Но странное дело, никто этого кладбища не боялся, и никто этим кладбищем никого не пугал. Это место было, как будто задний двор при каждом дворе, этакий потаённый угол, куда до поры до времени хозяин не наведывается, потому что нет ему надобности, но где, между тем, своя жизнь идёт: чирикают воробьи, осыпаются листья с клёна и растущего за соседским плетнём карагача, пауки ткут свои тенёта, стараясь поймать в них какую-нибудь зазевавшуюся осу.
Такое степенное понимание неизбежности окончания жизненных всех дорог заслуживает особого уважения. Я, сколько помню, приезжая погостить в Ильинку к дедушке Ване и бабушке Тане, имела место для ночёвки в самой маленькой комнатке, называемой кимнАтой.
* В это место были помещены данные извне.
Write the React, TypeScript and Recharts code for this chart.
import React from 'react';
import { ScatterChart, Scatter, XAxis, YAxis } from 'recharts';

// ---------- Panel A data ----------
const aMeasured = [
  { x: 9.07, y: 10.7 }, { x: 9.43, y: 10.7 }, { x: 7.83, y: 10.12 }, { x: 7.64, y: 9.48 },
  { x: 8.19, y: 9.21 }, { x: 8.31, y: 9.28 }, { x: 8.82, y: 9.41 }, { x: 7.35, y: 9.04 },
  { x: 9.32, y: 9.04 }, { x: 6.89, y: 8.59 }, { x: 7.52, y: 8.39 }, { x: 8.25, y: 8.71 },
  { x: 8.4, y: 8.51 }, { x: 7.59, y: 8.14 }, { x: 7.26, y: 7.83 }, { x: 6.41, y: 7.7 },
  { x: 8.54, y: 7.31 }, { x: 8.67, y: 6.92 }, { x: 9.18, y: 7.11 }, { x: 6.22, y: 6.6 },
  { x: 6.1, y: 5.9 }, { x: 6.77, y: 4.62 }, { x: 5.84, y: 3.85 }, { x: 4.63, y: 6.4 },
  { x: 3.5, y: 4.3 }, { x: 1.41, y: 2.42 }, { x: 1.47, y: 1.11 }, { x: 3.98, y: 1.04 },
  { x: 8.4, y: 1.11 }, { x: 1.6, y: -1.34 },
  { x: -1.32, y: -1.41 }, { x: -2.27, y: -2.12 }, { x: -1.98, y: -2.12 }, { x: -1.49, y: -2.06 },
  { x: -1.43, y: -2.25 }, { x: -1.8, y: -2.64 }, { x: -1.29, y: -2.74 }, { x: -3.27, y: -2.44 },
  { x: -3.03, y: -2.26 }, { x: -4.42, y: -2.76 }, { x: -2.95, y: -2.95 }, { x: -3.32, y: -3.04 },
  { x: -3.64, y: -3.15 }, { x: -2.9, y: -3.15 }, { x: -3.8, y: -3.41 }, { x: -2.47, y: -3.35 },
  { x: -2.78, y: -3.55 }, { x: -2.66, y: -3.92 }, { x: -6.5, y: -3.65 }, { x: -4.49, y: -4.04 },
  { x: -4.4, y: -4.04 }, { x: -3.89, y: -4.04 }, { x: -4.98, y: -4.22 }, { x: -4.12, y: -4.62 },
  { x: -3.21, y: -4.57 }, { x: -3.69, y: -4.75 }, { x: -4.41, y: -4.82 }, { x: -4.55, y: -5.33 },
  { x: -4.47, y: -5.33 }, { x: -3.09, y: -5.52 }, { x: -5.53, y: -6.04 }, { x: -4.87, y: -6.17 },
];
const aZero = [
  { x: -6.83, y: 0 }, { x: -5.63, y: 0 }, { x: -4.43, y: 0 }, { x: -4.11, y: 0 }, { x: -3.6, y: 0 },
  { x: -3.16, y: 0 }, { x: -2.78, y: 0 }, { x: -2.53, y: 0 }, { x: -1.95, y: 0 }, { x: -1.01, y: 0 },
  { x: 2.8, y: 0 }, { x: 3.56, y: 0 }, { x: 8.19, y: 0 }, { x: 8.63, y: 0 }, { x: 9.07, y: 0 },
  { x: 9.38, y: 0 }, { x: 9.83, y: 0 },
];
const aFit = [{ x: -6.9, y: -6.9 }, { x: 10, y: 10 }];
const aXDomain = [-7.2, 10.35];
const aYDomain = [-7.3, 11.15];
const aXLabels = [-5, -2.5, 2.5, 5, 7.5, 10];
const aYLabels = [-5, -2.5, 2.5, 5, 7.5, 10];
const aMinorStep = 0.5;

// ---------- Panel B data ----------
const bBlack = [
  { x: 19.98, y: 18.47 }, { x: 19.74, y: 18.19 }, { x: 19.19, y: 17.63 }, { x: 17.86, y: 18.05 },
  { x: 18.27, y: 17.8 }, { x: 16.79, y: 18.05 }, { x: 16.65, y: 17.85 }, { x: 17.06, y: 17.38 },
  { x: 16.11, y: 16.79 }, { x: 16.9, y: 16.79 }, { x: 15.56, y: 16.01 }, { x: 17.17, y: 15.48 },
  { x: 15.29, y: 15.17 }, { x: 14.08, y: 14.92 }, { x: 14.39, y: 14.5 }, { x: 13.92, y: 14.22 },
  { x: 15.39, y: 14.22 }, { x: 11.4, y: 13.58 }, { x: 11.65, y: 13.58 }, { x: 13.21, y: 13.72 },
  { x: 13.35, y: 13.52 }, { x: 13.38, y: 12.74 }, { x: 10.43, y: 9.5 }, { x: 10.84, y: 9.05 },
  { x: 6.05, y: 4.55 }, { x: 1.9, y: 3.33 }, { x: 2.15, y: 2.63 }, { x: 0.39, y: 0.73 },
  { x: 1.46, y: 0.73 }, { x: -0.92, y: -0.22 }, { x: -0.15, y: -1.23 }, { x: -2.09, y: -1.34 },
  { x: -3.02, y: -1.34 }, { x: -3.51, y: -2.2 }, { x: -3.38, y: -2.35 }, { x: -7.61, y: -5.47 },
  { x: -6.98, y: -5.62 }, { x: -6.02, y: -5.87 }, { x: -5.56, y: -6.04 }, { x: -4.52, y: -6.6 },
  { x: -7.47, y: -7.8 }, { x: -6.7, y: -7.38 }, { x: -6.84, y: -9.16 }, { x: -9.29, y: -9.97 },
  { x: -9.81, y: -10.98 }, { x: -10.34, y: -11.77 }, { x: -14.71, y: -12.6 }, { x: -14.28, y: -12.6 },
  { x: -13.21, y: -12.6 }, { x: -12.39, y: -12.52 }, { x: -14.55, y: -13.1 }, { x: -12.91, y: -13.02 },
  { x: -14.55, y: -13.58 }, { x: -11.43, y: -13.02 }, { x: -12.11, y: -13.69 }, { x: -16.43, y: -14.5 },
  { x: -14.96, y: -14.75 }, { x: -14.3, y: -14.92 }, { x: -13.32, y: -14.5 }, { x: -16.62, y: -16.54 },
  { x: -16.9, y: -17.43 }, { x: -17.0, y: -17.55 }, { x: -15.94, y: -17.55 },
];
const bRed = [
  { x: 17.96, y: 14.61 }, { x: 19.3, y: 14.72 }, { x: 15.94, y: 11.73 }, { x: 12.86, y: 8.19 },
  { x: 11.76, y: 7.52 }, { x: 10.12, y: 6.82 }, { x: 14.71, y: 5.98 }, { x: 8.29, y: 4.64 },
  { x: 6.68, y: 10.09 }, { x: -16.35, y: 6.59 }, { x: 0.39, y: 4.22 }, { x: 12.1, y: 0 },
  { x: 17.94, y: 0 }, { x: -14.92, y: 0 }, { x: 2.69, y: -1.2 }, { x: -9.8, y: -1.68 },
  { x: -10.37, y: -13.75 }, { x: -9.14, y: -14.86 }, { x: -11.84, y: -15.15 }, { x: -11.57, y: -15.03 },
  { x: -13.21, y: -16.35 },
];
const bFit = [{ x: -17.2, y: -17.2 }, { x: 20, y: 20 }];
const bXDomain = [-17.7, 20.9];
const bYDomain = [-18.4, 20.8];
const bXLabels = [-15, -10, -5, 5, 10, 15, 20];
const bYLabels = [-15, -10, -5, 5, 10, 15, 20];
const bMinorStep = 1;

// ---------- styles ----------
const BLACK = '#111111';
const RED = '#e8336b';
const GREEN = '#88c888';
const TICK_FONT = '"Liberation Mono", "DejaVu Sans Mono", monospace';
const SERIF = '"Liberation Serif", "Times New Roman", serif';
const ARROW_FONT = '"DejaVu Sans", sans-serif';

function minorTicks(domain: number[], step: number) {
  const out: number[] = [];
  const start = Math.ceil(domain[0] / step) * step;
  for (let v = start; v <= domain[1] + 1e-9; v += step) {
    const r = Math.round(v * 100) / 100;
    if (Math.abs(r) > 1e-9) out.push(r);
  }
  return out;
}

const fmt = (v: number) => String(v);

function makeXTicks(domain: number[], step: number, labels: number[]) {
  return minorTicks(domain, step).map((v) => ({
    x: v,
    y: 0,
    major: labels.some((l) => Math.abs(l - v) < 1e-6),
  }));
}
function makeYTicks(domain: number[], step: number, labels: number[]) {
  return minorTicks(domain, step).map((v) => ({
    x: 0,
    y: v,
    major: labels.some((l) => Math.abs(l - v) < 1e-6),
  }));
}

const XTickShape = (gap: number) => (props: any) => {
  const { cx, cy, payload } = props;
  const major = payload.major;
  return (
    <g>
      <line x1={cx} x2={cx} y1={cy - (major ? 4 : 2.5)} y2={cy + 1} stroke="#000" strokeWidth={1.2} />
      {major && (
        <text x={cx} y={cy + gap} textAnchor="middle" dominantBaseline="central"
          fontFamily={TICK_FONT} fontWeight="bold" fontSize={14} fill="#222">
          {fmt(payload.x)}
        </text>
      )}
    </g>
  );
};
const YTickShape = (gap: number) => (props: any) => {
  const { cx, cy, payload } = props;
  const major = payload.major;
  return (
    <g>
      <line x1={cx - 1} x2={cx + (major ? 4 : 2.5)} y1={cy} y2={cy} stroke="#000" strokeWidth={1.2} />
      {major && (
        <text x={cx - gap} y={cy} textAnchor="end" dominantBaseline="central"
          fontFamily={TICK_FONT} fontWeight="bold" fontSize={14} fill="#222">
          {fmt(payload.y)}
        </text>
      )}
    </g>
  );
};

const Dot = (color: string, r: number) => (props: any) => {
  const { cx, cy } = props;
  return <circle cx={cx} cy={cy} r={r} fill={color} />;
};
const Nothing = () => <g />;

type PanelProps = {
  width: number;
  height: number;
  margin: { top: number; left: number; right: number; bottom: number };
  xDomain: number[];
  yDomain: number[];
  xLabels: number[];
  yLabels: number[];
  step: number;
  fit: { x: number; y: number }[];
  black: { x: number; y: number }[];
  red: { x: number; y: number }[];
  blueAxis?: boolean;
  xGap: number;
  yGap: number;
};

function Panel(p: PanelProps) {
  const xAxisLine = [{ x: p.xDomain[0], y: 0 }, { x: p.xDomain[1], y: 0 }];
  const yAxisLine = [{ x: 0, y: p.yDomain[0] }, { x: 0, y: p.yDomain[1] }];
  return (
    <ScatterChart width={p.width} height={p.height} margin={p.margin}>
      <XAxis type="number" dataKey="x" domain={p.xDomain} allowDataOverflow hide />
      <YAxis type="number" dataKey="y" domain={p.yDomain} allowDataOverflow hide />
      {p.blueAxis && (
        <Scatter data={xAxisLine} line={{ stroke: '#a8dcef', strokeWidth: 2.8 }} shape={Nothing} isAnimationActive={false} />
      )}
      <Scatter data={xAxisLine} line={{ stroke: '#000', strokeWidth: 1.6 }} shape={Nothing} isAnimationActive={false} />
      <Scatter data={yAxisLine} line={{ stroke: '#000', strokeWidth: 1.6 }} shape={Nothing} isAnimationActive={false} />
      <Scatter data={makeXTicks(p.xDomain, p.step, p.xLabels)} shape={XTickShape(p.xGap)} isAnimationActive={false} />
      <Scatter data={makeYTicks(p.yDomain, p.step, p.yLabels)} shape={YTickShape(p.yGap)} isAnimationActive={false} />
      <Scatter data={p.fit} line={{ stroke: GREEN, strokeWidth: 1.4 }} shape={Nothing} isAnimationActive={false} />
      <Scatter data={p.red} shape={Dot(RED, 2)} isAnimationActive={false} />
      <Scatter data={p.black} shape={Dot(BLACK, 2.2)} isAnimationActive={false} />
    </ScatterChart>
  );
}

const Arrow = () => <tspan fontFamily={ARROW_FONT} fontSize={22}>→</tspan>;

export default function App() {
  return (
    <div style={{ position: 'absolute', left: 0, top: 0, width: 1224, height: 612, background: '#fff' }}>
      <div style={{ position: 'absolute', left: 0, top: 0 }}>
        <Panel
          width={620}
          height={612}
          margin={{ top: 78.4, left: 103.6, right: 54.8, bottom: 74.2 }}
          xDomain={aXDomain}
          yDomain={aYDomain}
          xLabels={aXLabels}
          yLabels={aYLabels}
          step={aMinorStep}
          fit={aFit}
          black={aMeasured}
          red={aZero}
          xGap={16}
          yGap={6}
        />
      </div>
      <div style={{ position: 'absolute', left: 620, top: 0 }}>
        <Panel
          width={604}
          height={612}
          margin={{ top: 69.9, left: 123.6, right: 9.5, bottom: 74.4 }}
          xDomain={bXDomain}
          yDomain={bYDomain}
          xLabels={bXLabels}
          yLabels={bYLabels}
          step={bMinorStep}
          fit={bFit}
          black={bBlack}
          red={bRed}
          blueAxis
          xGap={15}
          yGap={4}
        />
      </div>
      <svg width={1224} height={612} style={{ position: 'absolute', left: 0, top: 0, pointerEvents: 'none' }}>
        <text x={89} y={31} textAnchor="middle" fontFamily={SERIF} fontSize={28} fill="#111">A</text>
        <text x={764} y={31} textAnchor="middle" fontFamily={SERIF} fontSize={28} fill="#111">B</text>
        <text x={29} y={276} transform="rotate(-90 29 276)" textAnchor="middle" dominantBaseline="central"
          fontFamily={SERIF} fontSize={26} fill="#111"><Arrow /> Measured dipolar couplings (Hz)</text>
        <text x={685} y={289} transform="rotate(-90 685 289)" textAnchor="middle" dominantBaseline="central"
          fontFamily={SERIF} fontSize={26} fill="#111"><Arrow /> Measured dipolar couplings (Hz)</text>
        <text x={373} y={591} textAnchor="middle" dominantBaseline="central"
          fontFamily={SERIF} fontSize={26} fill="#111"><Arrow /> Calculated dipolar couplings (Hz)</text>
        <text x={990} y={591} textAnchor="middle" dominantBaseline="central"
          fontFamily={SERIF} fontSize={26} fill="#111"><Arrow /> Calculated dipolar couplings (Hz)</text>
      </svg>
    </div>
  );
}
Это было самое крайнее к улице окошко, а улица была и не улицей вовсе, а границей между хатами и кладбищем. И ни разу не то, чтобы страх какой появился, а и мысли не обозначилось даже в голове, что за домом лежат мертвецы. О них так никто и думать не мог. Это были свои родные люди, которые больше не живут с нами, а лежат себе под горой и отдыхают от трудов праведных. И никаких «чудес» там не происходило, филин не кричал, оборотень не появлялся, ведьмы не колдовали. Да и некому было это выдумывать. Ничего ильинцы о потустороннем мире не знали: книг читали мало, да и то все правильные, газету выписывали только районную и «Сельскую жизнь», в которых о «мертвяках» почти не пишут, радио провели поздно, электричества тоже долго не было, а о телевизорах в наше время там никто и не помышлял.
Так на кладбище, то ли оттого, что редко кого «ховали», то ли оттого, что все были родня друг другу, образовался этот большой общий «двор» вечного покоя. И, наверное, благодаря этому простому тихому сельскому погосту, в Ильинке имелось то главное равновесие между жизнью и смертью: и жизнью дорожили, и умирать не боялись; и на белом свете старались, торопились переделать всю отмерянную каждому часть работы, и на тот свет не сильно спешили.